§ **Do this**
Give back exactly the lines that run from the beginning of the entries to the line containing "transform=fig.transFigure, **kw))", both included, and nothing else.

++++ Material supplied ++++

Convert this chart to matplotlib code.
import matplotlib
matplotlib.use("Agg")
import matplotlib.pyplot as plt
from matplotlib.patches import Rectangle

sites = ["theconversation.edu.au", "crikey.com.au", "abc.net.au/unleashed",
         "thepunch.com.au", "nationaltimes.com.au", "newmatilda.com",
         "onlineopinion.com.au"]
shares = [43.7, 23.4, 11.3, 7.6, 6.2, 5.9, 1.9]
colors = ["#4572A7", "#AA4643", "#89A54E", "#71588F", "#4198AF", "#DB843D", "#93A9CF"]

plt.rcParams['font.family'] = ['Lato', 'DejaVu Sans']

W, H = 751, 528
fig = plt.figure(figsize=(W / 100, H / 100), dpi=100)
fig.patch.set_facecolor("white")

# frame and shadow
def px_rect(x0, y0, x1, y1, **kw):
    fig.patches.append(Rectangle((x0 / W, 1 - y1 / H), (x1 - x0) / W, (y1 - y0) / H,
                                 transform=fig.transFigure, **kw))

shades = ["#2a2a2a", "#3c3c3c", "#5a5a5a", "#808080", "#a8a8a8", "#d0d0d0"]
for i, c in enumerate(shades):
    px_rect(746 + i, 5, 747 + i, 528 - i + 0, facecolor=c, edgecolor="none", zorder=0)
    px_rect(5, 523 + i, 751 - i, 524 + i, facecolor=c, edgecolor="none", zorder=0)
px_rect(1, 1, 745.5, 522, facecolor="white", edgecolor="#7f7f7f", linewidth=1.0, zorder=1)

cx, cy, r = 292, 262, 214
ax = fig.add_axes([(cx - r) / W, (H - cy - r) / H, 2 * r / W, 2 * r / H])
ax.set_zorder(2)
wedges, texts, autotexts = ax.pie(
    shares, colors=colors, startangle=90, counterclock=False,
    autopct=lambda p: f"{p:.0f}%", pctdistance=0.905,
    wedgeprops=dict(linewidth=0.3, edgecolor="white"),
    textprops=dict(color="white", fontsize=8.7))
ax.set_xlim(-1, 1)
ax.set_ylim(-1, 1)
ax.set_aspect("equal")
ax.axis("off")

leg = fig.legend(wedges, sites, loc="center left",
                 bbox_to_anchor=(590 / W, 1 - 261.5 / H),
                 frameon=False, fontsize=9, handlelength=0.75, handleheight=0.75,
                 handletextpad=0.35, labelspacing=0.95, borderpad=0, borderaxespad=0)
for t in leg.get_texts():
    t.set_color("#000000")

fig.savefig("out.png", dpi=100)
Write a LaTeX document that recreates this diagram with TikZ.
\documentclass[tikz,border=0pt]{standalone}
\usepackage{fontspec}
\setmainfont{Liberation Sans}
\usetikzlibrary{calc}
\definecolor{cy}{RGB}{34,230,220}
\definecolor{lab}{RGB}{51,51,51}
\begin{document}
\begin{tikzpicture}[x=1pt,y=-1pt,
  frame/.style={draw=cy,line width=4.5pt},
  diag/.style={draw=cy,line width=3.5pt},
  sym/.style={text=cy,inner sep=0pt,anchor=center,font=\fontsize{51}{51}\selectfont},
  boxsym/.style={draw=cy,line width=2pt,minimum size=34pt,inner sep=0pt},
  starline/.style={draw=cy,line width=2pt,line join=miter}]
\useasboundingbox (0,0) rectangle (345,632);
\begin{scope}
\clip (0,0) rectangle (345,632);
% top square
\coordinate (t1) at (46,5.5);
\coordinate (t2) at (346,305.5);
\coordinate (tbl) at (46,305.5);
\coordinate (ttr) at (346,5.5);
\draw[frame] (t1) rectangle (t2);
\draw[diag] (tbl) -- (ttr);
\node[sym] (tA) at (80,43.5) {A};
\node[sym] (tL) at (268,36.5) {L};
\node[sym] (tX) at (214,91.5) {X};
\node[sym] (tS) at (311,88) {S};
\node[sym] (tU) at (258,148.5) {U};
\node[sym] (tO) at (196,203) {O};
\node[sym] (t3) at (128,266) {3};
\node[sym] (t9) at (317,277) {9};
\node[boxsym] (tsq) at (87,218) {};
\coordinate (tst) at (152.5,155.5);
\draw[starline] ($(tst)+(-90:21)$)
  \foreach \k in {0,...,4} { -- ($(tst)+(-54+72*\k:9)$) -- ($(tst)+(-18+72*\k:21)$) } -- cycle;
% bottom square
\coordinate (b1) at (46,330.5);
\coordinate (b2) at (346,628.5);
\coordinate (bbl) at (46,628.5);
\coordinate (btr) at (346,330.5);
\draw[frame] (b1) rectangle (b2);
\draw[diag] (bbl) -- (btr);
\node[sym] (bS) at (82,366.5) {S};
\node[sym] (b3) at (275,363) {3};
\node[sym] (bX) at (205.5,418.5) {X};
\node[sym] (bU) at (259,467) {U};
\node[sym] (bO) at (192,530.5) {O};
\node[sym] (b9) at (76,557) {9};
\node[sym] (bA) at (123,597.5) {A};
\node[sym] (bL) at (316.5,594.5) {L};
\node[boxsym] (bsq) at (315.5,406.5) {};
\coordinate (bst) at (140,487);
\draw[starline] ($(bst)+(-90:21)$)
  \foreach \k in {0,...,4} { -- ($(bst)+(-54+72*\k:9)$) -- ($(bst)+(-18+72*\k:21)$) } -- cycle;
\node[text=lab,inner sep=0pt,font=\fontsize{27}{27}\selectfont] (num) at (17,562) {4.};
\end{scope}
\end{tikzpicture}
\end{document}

++++

§ **Output for this exercise**
Convert this chart to matplotlib code.
import matplotlib
matplotlib.use("Agg")
import matplotlib.pyplot as plt
from matplotlib.patches import Rectangle

sites = ["theconversation.edu.au", "crikey.com.au", "abc.net.au/unleashed",
         "thepunch.com.au", "nationaltimes.com.au", "newmatilda.com",
         "onlineopinion.com.au"]
shares = [43.7, 23.4, 11.3, 7.6, 6.2, 5.9, 1.9]
colors = ["#4572A7", "#AA4643", "#89A54E", "#71588F", "#4198AF", "#DB843D", "#93A9CF"]

plt.rcParams['font.family'] = ['Lato', 'DejaVu Sans']

W, H = 751, 528
fig = plt.figure(figsize=(W / 100, H / 100), dpi=100)
fig.patch.set_facecolor("white")

# frame and shadow
def px_rect(x0, y0, x1, y1, **kw):
    fig.patches.append(Rectangle((x0 / W, 1 - y1 / H), (x1 - x0) / W, (y1 - y0) / H,
                                 transform=fig.transFigure, **kw))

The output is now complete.